I get taken to task because of my 21 years in WWE as if I’m picking on the TNA’s, ROH’s, Lucha Underground’s, etc of the world when nothing could be further from the truth. I’ve dedicated 40+ years of my life to the wrestling business, proudly I might add, and would do it all over again if the opportunity presented itself. But that isn’t going to happen. I want the business to be healthy and to prosper long after I’m gone for future generations to enjoy. At the rate of some of the things that I’m watching each week on TV are happening, I’m not sure sure that’s going to occur.

Some feel that we are allegedly in a pending “boom” period because there is so much TV wrestling product available o n a weekly. Does average, at times at best average, TV product indicate “Boom” to any one who actually thinks about it? I think not.

The product is by and large over thought and those in creative charge seemingly feel compelled to take a tried and true product and put their personal finger prints on it as if they are going to be the one who is forever known as “changing the wrestling business forever.” The wrestling business changed forever when the territories died due largely because local promoters got lazy and complacent and did not want to move into the modern era of marketing and producing TV programs plus they stopped developing new, young stars. Blame who you want but the territory system stopped doing what brought them to the dance and that was featuring new stars in compelling rivalries that were based in easy to understand, common sense story lines produced in weekly, episodic television. Plus, the talents back in the day were, by and large, better story tellers than we are fed today with some exceptions.

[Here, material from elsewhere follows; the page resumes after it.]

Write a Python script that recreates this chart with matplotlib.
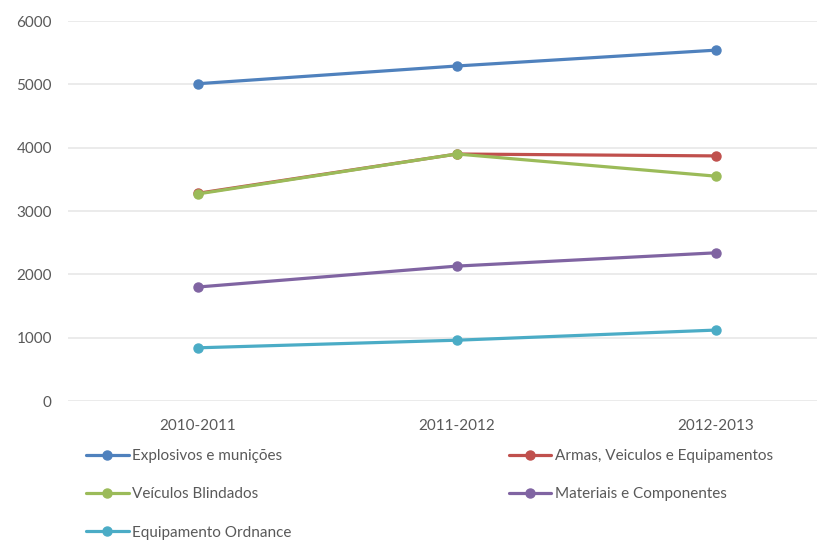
import matplotlib
matplotlib.use("Agg")
import matplotlib.pyplot as plt

periods = ["2010-2011", "2011-2012", "2012-2013"]
explosivos = [5010, 5290, 5540]
armas = [3280, 3900, 3870]
blindados = [3270, 3900, 3550]
materiais = [1800, 2130, 2340]
ordnance = [840, 960, 1120]

y_ticks = [0, 1000, 2000, 3000, 4000, 5000, 6000]

plt.rcParams["font.family"] = ["Lato", "DejaVu Sans"]

text_color = "#595959"
grid_color = "#e8e8e8"

fig = plt.figure(figsize=(8.17, 5.40), dpi=100)
ax = fig.add_axes([0.0838, 0.2574, 0.951, 0.7037])

x = list(range(len(periods)))
series = [
    ("Explosivos e munições", explosivos, "#4F81BD"),
    ("Armas, Veiculos e Equipamentos", armas, "#C0504D"),
    ("Veículos Blindados", blindados, "#9BBB59"),
    ("Materiais e Componentes", materiais, "#8064A2"),
    ("Equipamento Ordnance", ordnance, "#4BACC6"),
]

handles = {}
for name, vals, color in series:
    (ln,) = ax.plot(x, vals, color=color, lw=2.3, marker="o", ms=6.5,
                    solid_capstyle="round", label=name, zorder=3)
    handles[name] = ln

ax.set_xlim(-0.5, len(periods) - 0.5)
ax.set_ylim(0, 6000)
ax.set_yticks(y_ticks)
ax.set_xticks(x)
ax.set_xticklabels(periods)
ax.yaxis.grid(True, color=grid_color, lw=1.2)
ax.set_axisbelow(True)
for s in ax.spines.values():
    s.set_visible(False)
ax.tick_params(axis="both", length=0, colors=text_color, labelsize=11)
ax.tick_params(axis="y", pad=12)
ax.tick_params(axis="x", pad=13)

order = ["Explosivos e munições", "Veículos Blindados", "Equipamento Ordnance",
         "Armas, Veiculos e Equipamentos", "Materiais e Componentes"]
fig.legend([handles[n] for n in order], order, ncol=2, frameon=False,
           loc="upper left", bbox_to_anchor=(0.105, 0.168),
           fontsize=11, labelcolor=text_color, handlelength=2.8,
           handletextpad=0.25, labelspacing=1.58, columnspacing=14.2,
           borderaxespad=0, borderpad=0)

fig.savefig("out.png", dpi=100, facecolor="white")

An essentially, easy to watch, non complex hour of TV that virtually anyone could understand and enjoy was what worked best for many of us lifers.

Where have those days gone?

Yes, I’ve been involved with many lame, ineffective and impotent TV storylines in my career but I was always a team player and had no problem cashing the checks to do what my employer instructed me to do in the fictional, show business word of pro wrestling. It was like an actor being cast in a role in a film. Some days were better than others…some shows were better than others, too.

Perhaps some day someone in a promotion will understand that simpler is better and the majority of fans don’t want bad acting or predictable promos but instead want to get lost in personal issues featuring the stars settling the conflict in the ring utilizing superior athletic representation.